[BEGIN GIVEN DATA]

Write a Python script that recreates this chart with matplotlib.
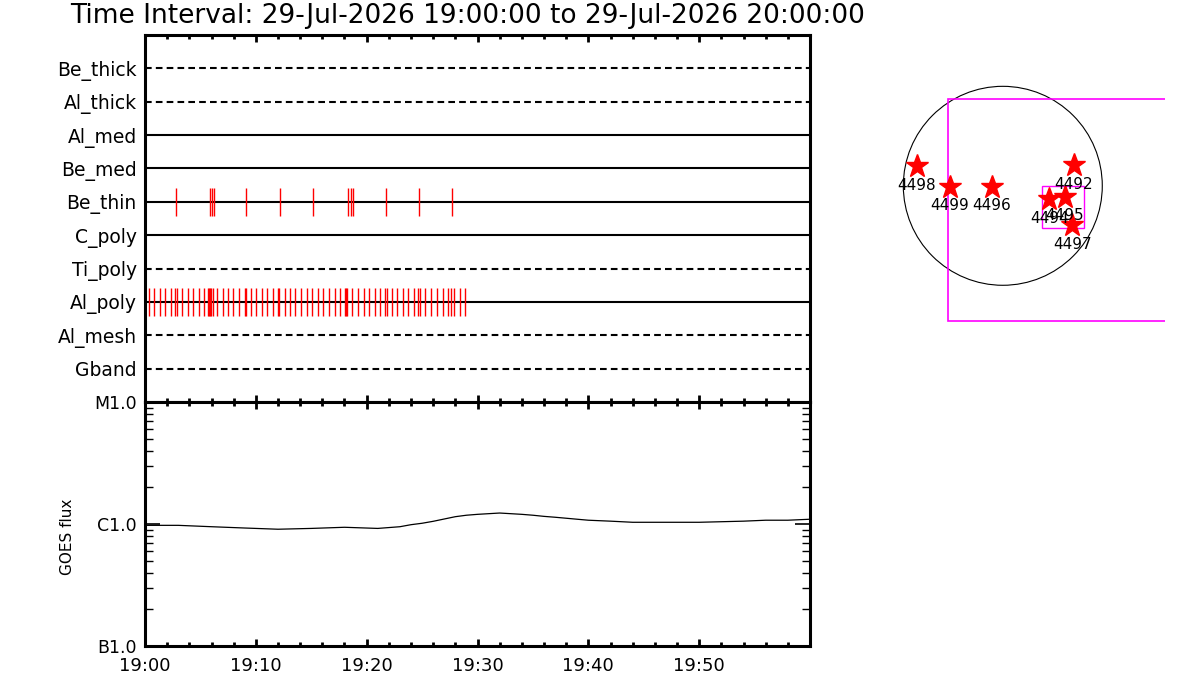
import numpy as np
import matplotlib
matplotlib.use('Agg')
import matplotlib.pyplot as plt
import matplotlib.dates as mdates
from matplotlib.patches import Circle, Rectangle
from matplotlib.ticker import LogLocator, NullFormatter, FixedLocator, FixedFormatter
from datetime import datetime, timedelta

start = datetime(2026, 7, 29, 19, 0, 0)
end = start + timedelta(minutes=60)

# filter channels, top to bottom
channels = ['Be_thick', 'Al_thick', 'Al_med', 'Be_med', 'Be_thin',
            'C_poly', 'Ti_poly', 'Al_poly', 'Al_mesh', 'Gband']
dashed = [True, True, False, False, False, False, True, False, True, True]

# exposure times (minutes after 19:00)
be_thin_min = [2.83, 5.89, 6.05, 6.23, 9.14, 12.21, 15.19, 18.35, 18.59, 18.77,
               21.78, 24.76, 27.73]
al_poly_min = [0.39, 0.84, 1.38, 1.83, 2.38, 2.74, 2.92, 3.37, 3.91, 4.36, 4.90,
               5.35, 5.70, 5.76, 5.82, 5.99, 6.17, 6.53, 7.07, 7.52, 7.97, 8.51,
               9.05, 9.12, 9.60, 10.05, 10.59, 11.04, 11.58, 12.03, 12.12, 12.67,
               13.12, 13.57, 14.11, 14.65, 15.10, 15.64, 16.09, 16.64, 17.18,
               17.63, 18.08, 18.17, 18.26, 18.71, 19.25, 19.80, 20.25, 20.79,
               21.24, 21.69, 21.87, 22.32, 22.77, 23.32, 23.77, 24.31, 24.67,
               24.85, 25.30, 25.84, 26.38, 26.93, 27.38, 27.65, 27.92, 28.46,
               28.91]

# GOES flux curve
goes_min = [0, 3, 6, 9, 12, 15, 18, 21, 23, 24, 25, 26, 27, 28, 29, 30, 32, 34,
            35, 36, 37, 38, 39, 40, 42, 44, 46, 50, 54, 56, 58, 60]
goes_flux = [0.975e-6, 0.975e-6, 0.950e-6, 0.927e-6, 0.906e-6, 0.920e-6,
             0.940e-6, 0.920e-6, 0.950e-6, 0.987e-6, 1.014e-6, 1.052e-6,
             1.099e-6, 1.148e-6, 1.180e-6, 1.200e-6, 1.230e-6, 1.200e-6,
             1.180e-6, 1.155e-6, 1.136e-6, 1.115e-6, 1.094e-6, 1.074e-6,
             1.055e-6, 1.033e-6, 1.033e-6, 1.033e-6, 1.055e-6, 1.074e-6,
             1.074e-6, 1.094e-6]

# tick labels on the time axis (minutes after 19:00)
major_min = [0, 10, 20, 30, 40, 50]
minor_min = [m for m in range(0, 60, 2) if m % 10]

# active regions (arcsec)
ar_num = ['4498', '4499', '4496', '4492', '4494', '4495', '4497']
ar_x = [-831, -512, -107, 684, 449, 600, 671]
ar_y = [191, -9, -9, 198, -130, -105, -378]

fig = plt.figure(figsize=(12, 7), dpi=100)

W, H = 1200.0, 700.0
ax1 = fig.add_axes([145 / W, 1 - 402 / H, 665 / W, 367 / H])
ax2 = fig.add_axes([145 / W, 1 - 646 / H, 665 / W, 244 / H])

def tm(m):
    return [start + timedelta(minutes=v) for v in m]

# top panel: channel lines
for i, name in enumerate(channels):
    ls = (0, (3.2, 2.0)) if dashed[i] else '-'
    ax1.axhline(i + 1, color='black', lw=1.5, ls=ls)

row_be = channels.index('Be_thin') + 1
row_al = channels.index('Al_poly') + 1
ax1.vlines(tm(be_thin_min), row_be - 0.42, row_be + 0.42, color='red', lw=1.0)
ax1.vlines(tm(al_poly_min), row_al - 0.42, row_al + 0.42, color='red', lw=1.0)

ax1.set_ylim(11, 0)
ax1.set_yticks(range(1, len(channels) + 1))
ax1.set_yticklabels(channels, fontsize=13.5)
ax1.tick_params(axis='y', length=0, pad=6)

for ax in (ax1, ax2):
    ax.set_xlim(start, end)
    ax.set_xticks(tm(major_min))
    ax.set_xticks(tm(minor_min), minor=True)
    ax.tick_params(axis='x', which='major', direction='in', top=True, length=5, width=2)
    ax.tick_params(axis='x', which='minor', direction='in', top=True, length=3, width=2)
    for s in ax.spines.values():
        s.set_linewidth(2.2)
ax1.tick_params(axis='x', labelbottom=False)

# bottom panel: GOES
ax2.plot(tm(goes_min), goes_flux, color='black', lw=0.9)
ax2.set_yscale('log')
ax2.set_ylim(1e-7, 1e-5)
ax2.yaxis.set_major_locator(FixedLocator([1e-7, 1e-6, 1e-5]))
ax2.yaxis.set_major_formatter(FixedFormatter(['B1.0', 'C1.0', 'M1.0']))
ax2.yaxis.set_minor_locator(LogLocator(base=10, subs=np.arange(2, 10)))
ax2.yaxis.set_minor_formatter(NullFormatter())
ax2.tick_params(axis='y', which='major', direction='in', right=True, length=11, width=1.2,
                labelsize=12.5, pad=6)
ax2.tick_params(axis='y', which='minor', direction='in', right=True, length=5.5, width=1)
ax2.xaxis.set_major_formatter(mdates.DateFormatter('%H:%M'))
ax2.tick_params(axis='x', labelsize=13, pad=8)

fig.text(67 / W, 1 - 537 / H, 'GOES flux', rotation=90, ha='center', va='center',
         fontsize=11)
fig.text(70 / W, 1 - 16 / H,
         'Time Interval: 29-Jul-2026 19:00:00 to 29-Jul-2026 20:00:00',
         ha='left', va='center', fontsize=19)

# solar disk panel (1 px = 9.65 arcsec)
sc = 9.65
cx, cy = 1002.8, 185.8
L, R, T, B = 850.0, 1165.0, 60.0, 340.0
ax3 = fig.add_axes([L / W, 1 - B / H, (R - L) / W, (B - T) / H])
ax3.set_xlim((L - cx) * sc, (R - cx) * sc)
ax3.set_ylim(-(B - cy) * sc, -(T - cy) * sc)
ax3.axis('off')
ax3.add_patch(Circle((0, 0), 960, fill=False, ec='black', lw=0.8, clip_on=False))
ax3.add_patch(Rectangle((-532, -1302), 2137, 2137, fill=False, ec='magenta', lw=1.2))
ax3.add_patch(Rectangle((381, -407), 405, 402, fill=False, ec='magenta', lw=1.0))
ax3.plot(ar_x, ar_y, ls='none', marker='*', ms=17, color='red', mec='red')
for n, x, y in zip(ar_num, ar_x, ar_y):
    ax3.text(x, y - 185, n, ha='center', va='center', fontsize=11)

fig.savefig('out.png', dpi=100)
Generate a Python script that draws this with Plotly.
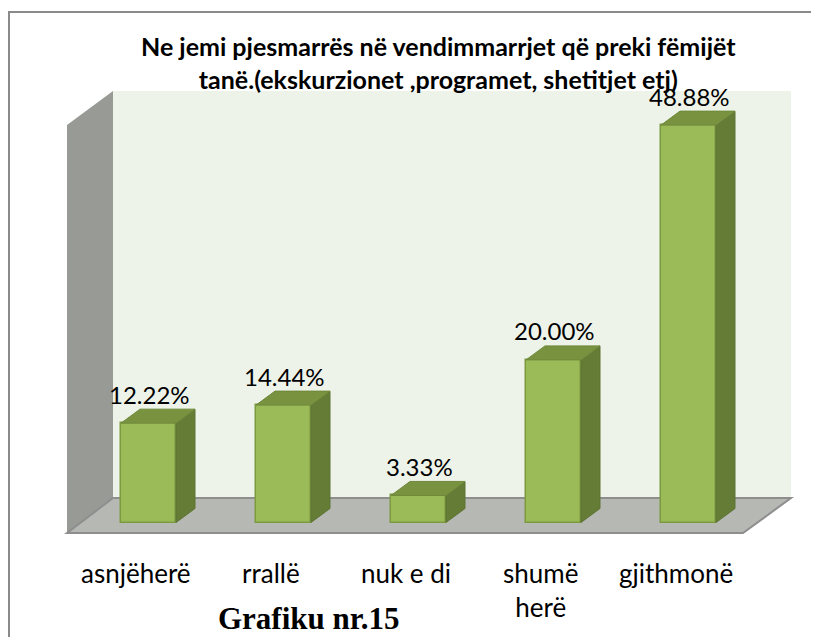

[END GIVEN DATA]

#### [WHAT TO DO]
Write out all the entries exactly, except for the pictures.

#### [TASK OUTPUT]
Write a Python script that recreates this chart with matplotlib.
import numpy as np
import matplotlib
matplotlib.use('Agg')
import matplotlib.pyplot as plt
import matplotlib.dates as mdates
from matplotlib.patches import Circle, Rectangle
from matplotlib.ticker import LogLocator, NullFormatter, FixedLocator, FixedFormatter
from datetime import datetime, timedelta

start = datetime(2026, 7, 29, 19, 0, 0)
end = start + timedelta(minutes=60)

# filter channels, top to bottom
channels = ['Be_thick', 'Al_thick', 'Al_med', 'Be_med', 'Be_thin',
            'C_poly', 'Ti_poly', 'Al_poly', 'Al_mesh', 'Gband']
dashed = [True, True, False, False, False, False, True, False, True, True]

# exposure times (minutes after 19:00)
be_thin_min = [2.83, 5.89, 6.05, 6.23, 9.14, 12.21, 15.19, 18.35, 18.59, 18.77,
               21.78, 24.76, 27.73]
al_poly_min = [0.39, 0.84, 1.38, 1.83, 2.38, 2.74, 2.92, 3.37, 3.91, 4.36, 4.90,
               5.35, 5.70, 5.76, 5.82, 5.99, 6.17, 6.53, 7.07, 7.52, 7.97, 8.51,
               9.05, 9.12, 9.60, 10.05, 10.59, 11.04, 11.58, 12.03, 12.12, 12.67,
               13.12, 13.57, 14.11, 14.65, 15.10, 15.64, 16.09, 16.64, 17.18,
               17.63, 18.08, 18.17, 18.26, 18.71, 19.25, 19.80, 20.25, 20.79,
               21.24, 21.69, 21.87, 22.32, 22.77, 23.32, 23.77, 24.31, 24.67,
               24.85, 25.30, 25.84, 26.38, 26.93, 27.38, 27.65, 27.92, 28.46,
               28.91]

# GOES flux curve
goes_min = [0, 3, 6, 9, 12, 15, 18, 21, 23, 24, 25, 26, 27, 28, 29, 30, 32, 34,
            35, 36, 37, 38, 39, 40, 42, 44, 46, 50, 54, 56, 58, 60]
goes_flux = [0.975e-6, 0.975e-6, 0.950e-6, 0.927e-6, 0.906e-6, 0.920e-6,
             0.940e-6, 0.920e-6, 0.950e-6, 0.987e-6, 1.014e-6, 1.052e-6,
             1.099e-6, 1.148e-6, 1.180e-6, 1.200e-6, 1.230e-6, 1.200e-6,
             1.180e-6, 1.155e-6, 1.136e-6, 1.115e-6, 1.094e-6, 1.074e-6,
             1.055e-6, 1.033e-6, 1.033e-6, 1.033e-6, 1.055e-6, 1.074e-6,
             1.074e-6, 1.094e-6]

# tick labels on the time axis (minutes after 19:00)
major_min = [0, 10, 20, 30, 40, 50]
minor_min = [m for m in range(0, 60, 2) if m % 10]

# active regions (arcsec)
ar_num = ['4498', '4499', '4496', '4492', '4494', '4495', '4497']
ar_x = [-831, -512, -107, 684, 449, 600, 671]
ar_y = [191, -9, -9, 198, -130, -105, -378]

fig = plt.figure(figsize=(12, 7), dpi=100)

W, H = 1200.0, 700.0
ax1 = fig.add_axes([145 / W, 1 - 402 / H, 665 / W, 367 / H])
ax2 = fig.add_axes([145 / W, 1 - 646 / H, 665 / W, 244 / H])

def tm(m):
    return [start + timedelta(minutes=v) for v in m]

# top panel: channel lines
for i, name in enumerate(channels):
    ls = (0, (3.2, 2.0)) if dashed[i] else '-'
    ax1.axhline(i + 1, color='black', lw=1.5, ls=ls)

row_be = channels.index('Be_thin') + 1
row_al = channels.index('Al_poly') + 1
ax1.vlines(tm(be_thin_min), row_be - 0.42, row_be + 0.42, color='red', lw=1.0)
ax1.vlines(tm(al_poly_min), row_al - 0.42, row_al + 0.42, color='red', lw=1.0)

ax1.set_ylim(11, 0)
ax1.set_yticks(range(1, len(channels) + 1))
ax1.set_yticklabels(channels, fontsize=13.5)
ax1.tick_params(axis='y', length=0, pad=6)

for ax in (ax1, ax2):
    ax.set_xlim(start, end)
    ax.set_xticks(tm(major_min))
    ax.set_xticks(tm(minor_min), minor=True)
    ax.tick_params(axis='x', which='major', direction='in', top=True, length=5, width=2)
    ax.tick_params(axis='x', which='minor', direction='in', top=True, length=3, width=2)
    for s in ax.spines.values():
        s.set_linewidth(2.2)
ax1.tick_params(axis='x', labelbottom=False)

# bottom panel: GOES
ax2.plot(tm(goes_min), goes_flux, color='black', lw=0.9)
ax2.set_yscale('log')
ax2.set_ylim(1e-7, 1e-5)
ax2.yaxis.set_major_locator(FixedLocator([1e-7, 1e-6, 1e-5]))
ax2.yaxis.set_major_formatter(FixedFormatter(['B1.0', 'C1.0', 'M1.0']))
ax2.yaxis.set_minor_locator(LogLocator(base=10, subs=np.arange(2, 10)))
ax2.yaxis.set_minor_formatter(NullFormatter())
ax2.tick_params(axis='y', which='major', direction='in', right=True, length=11, width=1.2,
                labelsize=12.5, pad=6)
ax2.tick_params(axis='y', which='minor', direction='in', right=True, length=5.5, width=1)
ax2.xaxis.set_major_formatter(mdates.DateFormatter('%H:%M'))
ax2.tick_params(axis='x', labelsize=13, pad=8)

fig.text(67 / W, 1 - 537 / H, 'GOES flux', rotation=90, ha='center', va='center',
         fontsize=11)
fig.text(70 / W, 1 - 16 / H,
         'Time Interval: 29-Jul-2026 19:00:00 to 29-Jul-2026 20:00:00',
         ha='left', va='center', fontsize=19)

# solar disk panel (1 px = 9.65 arcsec)
sc = 9.65
cx, cy = 1002.8, 185.8
L, R, T, B = 850.0, 1165.0, 60.0, 340.0
ax3 = fig.add_axes([L / W, 1 - B / H, (R - L) / W, (B - T) / H])
ax3.set_xlim((L - cx) * sc, (R - cx) * sc)
ax3.set_ylim(-(B - cy) * sc, -(T - cy) * sc)
ax3.axis('off')
ax3.add_patch(Circle((0, 0), 960, fill=False, ec='black', lw=0.8, clip_on=False))
ax3.add_patch(Rectangle((-532, -1302), 2137, 2137, fill=False, ec='magenta', lw=1.2))
ax3.add_patch(Rectangle((381, -407), 405, 402, fill=False, ec='magenta', lw=1.0))
ax3.plot(ar_x, ar_y, ls='none', marker='*', ms=17, color='red', mec='red')
for n, x, y in zip(ar_num, ar_x, ar_y):
    ax3.text(x, y - 185, n, ha='center', va='center', fontsize=11)

fig.savefig('out.png', dpi=100)
Generate a Python script that draws this with Plotly.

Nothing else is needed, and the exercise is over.